**** The input

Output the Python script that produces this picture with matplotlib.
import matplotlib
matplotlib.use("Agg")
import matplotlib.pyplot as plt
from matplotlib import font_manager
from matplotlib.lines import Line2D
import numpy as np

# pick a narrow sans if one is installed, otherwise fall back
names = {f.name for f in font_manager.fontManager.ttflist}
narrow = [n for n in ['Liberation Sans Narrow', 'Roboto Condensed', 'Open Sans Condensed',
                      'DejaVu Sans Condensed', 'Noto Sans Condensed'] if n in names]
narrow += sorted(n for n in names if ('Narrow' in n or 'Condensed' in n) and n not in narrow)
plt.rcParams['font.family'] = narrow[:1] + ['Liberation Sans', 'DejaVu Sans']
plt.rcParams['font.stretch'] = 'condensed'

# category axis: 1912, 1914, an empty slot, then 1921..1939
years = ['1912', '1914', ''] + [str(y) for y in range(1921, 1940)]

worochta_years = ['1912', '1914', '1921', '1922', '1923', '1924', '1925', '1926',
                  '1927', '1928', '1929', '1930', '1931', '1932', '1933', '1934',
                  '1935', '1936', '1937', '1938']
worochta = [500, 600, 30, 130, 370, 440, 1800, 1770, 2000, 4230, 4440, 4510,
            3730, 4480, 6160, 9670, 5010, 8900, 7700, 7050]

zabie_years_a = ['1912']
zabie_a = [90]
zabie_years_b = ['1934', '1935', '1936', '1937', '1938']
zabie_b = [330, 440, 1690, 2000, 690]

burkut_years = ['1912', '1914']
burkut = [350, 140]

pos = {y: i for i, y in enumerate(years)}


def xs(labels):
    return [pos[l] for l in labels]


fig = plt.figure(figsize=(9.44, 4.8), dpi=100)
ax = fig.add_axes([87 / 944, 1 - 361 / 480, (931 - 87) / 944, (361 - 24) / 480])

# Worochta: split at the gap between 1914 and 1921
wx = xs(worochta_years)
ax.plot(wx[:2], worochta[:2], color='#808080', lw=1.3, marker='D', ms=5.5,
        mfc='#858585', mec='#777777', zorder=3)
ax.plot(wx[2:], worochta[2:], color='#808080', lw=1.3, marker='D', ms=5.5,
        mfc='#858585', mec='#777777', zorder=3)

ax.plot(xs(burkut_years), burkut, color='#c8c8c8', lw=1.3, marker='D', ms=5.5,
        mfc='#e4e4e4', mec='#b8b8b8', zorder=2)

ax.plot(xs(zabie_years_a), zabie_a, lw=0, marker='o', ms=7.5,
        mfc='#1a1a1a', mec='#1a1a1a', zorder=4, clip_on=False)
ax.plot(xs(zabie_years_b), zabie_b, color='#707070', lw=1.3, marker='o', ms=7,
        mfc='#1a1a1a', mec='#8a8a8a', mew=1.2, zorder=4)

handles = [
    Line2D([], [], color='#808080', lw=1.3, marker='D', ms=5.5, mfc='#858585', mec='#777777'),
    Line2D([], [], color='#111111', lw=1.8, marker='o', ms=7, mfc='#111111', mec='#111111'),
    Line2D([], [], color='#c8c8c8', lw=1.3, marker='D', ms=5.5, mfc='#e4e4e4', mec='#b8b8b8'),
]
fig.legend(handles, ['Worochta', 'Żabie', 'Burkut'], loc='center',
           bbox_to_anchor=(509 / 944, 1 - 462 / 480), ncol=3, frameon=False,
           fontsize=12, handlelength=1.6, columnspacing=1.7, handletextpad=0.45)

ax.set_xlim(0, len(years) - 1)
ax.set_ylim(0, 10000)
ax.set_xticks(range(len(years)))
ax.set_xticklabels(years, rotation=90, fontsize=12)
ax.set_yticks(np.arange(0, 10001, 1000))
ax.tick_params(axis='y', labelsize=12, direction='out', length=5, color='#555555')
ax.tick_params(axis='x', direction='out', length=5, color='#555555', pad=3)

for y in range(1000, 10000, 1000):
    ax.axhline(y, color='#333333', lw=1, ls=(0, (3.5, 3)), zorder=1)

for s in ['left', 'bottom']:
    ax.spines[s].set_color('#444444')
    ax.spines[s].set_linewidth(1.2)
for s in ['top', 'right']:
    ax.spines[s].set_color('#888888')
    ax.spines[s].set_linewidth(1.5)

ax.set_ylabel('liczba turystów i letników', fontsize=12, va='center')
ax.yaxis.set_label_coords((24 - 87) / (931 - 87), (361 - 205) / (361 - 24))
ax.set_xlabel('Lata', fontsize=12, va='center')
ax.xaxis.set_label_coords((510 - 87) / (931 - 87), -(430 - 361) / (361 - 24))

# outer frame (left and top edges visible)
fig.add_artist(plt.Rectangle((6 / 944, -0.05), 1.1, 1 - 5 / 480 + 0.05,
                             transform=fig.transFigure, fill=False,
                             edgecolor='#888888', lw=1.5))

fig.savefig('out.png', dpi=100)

********
**** The input

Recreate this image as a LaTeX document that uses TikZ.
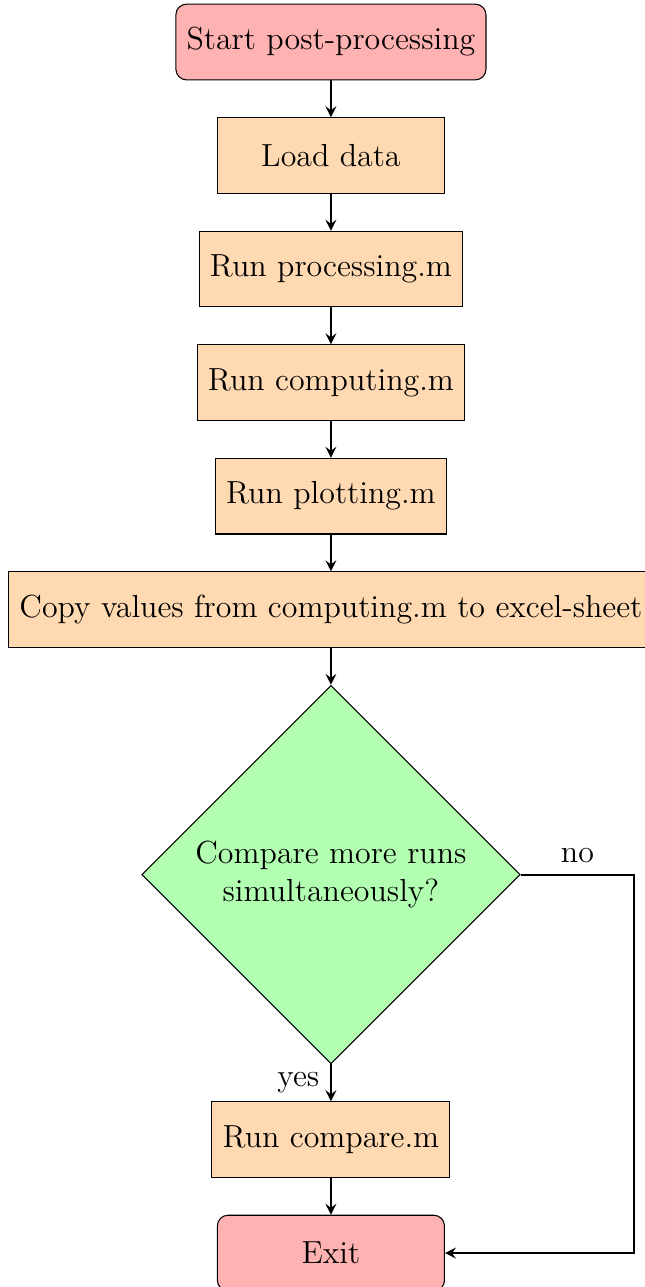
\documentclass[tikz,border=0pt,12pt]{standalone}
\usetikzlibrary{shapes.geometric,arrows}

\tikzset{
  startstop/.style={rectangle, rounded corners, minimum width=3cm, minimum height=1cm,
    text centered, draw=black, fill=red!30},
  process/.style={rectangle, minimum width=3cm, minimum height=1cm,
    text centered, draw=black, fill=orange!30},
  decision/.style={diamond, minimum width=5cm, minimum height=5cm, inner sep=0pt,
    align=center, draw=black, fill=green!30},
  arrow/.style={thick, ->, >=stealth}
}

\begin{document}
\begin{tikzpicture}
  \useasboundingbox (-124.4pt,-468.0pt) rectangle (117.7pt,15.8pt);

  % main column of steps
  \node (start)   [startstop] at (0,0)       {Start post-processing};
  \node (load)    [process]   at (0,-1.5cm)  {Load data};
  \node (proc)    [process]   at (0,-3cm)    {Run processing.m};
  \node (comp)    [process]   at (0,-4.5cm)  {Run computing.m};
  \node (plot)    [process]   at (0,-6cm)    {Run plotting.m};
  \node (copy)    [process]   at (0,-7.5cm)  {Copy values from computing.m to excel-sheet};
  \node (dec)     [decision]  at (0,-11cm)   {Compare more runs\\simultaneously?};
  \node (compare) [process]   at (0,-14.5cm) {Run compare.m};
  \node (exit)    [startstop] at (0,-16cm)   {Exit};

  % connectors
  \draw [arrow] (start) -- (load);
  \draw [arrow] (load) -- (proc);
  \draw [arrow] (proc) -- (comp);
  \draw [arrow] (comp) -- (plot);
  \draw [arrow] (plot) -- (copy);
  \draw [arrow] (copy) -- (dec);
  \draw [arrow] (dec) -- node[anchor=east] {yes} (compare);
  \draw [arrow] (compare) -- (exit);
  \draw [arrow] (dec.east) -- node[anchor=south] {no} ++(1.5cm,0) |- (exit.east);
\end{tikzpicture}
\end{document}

********
**** The input

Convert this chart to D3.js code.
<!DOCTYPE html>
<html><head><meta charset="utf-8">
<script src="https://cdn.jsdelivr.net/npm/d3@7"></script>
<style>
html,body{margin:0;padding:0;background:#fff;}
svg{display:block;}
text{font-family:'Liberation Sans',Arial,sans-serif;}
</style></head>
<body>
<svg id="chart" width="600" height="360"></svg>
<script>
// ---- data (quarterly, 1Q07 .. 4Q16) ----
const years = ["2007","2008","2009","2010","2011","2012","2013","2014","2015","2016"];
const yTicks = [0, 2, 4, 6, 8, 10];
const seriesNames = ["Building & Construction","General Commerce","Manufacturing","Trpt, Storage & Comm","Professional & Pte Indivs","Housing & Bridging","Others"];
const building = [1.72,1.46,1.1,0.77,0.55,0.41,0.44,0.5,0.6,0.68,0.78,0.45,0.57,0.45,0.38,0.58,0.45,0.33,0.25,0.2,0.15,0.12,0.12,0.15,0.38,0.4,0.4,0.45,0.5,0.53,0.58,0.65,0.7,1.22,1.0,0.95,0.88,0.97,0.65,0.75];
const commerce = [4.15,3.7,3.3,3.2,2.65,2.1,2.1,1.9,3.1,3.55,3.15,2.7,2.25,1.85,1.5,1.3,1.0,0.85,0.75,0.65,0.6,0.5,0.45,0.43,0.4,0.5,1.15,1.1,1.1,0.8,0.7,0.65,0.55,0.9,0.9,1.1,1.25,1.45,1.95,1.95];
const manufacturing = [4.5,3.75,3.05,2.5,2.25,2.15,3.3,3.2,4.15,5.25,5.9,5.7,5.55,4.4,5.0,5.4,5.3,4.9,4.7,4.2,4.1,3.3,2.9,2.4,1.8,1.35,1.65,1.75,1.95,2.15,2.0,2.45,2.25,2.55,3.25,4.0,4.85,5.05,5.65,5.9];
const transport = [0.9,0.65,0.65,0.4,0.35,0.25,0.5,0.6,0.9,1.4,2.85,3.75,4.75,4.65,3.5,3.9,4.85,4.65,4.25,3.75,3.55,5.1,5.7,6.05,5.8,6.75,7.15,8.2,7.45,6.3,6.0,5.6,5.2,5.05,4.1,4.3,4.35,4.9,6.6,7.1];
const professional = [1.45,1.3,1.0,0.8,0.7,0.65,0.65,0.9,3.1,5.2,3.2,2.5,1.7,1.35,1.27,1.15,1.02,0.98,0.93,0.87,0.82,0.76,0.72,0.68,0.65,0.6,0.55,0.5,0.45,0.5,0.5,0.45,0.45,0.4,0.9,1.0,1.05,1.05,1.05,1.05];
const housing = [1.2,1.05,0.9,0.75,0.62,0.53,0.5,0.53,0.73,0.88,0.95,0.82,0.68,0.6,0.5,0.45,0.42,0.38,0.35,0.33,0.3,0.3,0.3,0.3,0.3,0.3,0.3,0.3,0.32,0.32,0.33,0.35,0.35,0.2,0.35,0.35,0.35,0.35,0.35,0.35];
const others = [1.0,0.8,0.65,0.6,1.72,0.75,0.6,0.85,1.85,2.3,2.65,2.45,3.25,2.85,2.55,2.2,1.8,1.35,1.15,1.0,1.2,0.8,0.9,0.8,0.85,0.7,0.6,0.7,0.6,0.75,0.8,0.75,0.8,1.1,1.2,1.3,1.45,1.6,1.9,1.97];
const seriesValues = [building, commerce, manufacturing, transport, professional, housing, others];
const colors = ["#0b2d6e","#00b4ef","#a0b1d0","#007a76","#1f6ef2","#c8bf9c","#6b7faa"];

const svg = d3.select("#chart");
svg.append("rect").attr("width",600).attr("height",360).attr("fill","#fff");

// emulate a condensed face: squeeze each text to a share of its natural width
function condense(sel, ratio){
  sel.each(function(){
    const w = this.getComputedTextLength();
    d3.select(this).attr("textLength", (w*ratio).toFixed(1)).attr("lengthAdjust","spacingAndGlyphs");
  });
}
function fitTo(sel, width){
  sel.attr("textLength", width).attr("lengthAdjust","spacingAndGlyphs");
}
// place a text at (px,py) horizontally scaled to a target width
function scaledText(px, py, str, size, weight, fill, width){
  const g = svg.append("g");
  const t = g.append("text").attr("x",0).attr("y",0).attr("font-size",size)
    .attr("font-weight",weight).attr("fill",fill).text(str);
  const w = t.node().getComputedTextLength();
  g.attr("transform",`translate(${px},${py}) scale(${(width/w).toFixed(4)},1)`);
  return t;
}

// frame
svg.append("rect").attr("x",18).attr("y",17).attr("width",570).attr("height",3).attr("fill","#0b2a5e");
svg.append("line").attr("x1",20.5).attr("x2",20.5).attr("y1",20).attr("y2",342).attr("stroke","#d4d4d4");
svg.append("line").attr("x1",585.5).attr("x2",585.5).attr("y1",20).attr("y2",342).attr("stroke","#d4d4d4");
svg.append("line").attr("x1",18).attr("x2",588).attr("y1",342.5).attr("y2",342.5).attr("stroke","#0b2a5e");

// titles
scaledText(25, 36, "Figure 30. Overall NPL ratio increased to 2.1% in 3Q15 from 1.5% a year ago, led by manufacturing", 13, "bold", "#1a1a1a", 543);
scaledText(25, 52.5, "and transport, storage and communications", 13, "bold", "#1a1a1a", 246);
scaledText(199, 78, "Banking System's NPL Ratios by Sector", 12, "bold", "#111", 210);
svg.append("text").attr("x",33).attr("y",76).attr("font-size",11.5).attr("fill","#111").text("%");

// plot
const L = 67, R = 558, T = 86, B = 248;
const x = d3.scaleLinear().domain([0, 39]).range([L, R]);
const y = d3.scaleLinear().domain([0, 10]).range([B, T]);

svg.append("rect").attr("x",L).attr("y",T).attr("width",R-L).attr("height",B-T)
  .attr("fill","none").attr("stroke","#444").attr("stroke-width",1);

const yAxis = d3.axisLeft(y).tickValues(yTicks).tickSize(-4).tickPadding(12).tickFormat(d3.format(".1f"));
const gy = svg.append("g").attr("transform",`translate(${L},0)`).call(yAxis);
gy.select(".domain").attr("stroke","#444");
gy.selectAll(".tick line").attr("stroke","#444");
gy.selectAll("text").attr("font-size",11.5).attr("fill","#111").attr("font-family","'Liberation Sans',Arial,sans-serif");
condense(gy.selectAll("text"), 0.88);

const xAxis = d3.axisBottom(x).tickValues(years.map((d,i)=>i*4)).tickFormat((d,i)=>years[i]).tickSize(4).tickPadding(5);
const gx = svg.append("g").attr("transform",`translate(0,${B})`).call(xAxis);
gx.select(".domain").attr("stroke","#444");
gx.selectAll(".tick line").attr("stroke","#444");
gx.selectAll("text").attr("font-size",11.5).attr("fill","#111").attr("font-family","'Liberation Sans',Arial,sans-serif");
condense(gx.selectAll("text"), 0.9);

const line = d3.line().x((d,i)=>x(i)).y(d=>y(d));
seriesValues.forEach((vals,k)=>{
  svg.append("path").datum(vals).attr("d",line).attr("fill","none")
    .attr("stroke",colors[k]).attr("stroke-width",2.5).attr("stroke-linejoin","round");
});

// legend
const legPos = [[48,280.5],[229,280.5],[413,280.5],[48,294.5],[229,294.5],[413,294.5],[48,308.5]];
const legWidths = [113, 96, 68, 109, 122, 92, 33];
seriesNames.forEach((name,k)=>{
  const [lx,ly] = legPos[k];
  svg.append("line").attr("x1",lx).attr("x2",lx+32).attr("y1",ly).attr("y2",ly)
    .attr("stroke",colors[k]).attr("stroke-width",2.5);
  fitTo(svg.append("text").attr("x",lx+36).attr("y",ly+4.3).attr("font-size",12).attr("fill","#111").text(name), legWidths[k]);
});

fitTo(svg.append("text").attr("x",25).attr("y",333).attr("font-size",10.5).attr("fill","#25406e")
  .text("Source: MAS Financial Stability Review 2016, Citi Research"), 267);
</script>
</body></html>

********

◆ **What is needed**
Starting at the line that contains "Output the Python", set down every line up to and including the line that contains "import numpy as np", exactly as given, and no other line.

◆ **Problem solution**
Output the Python script that produces this picture with matplotlib.
import matplotlib
matplotlib.use("Agg")
import matplotlib.pyplot as plt
from matplotlib import font_manager
from matplotlib.lines import Line2D
import numpy as np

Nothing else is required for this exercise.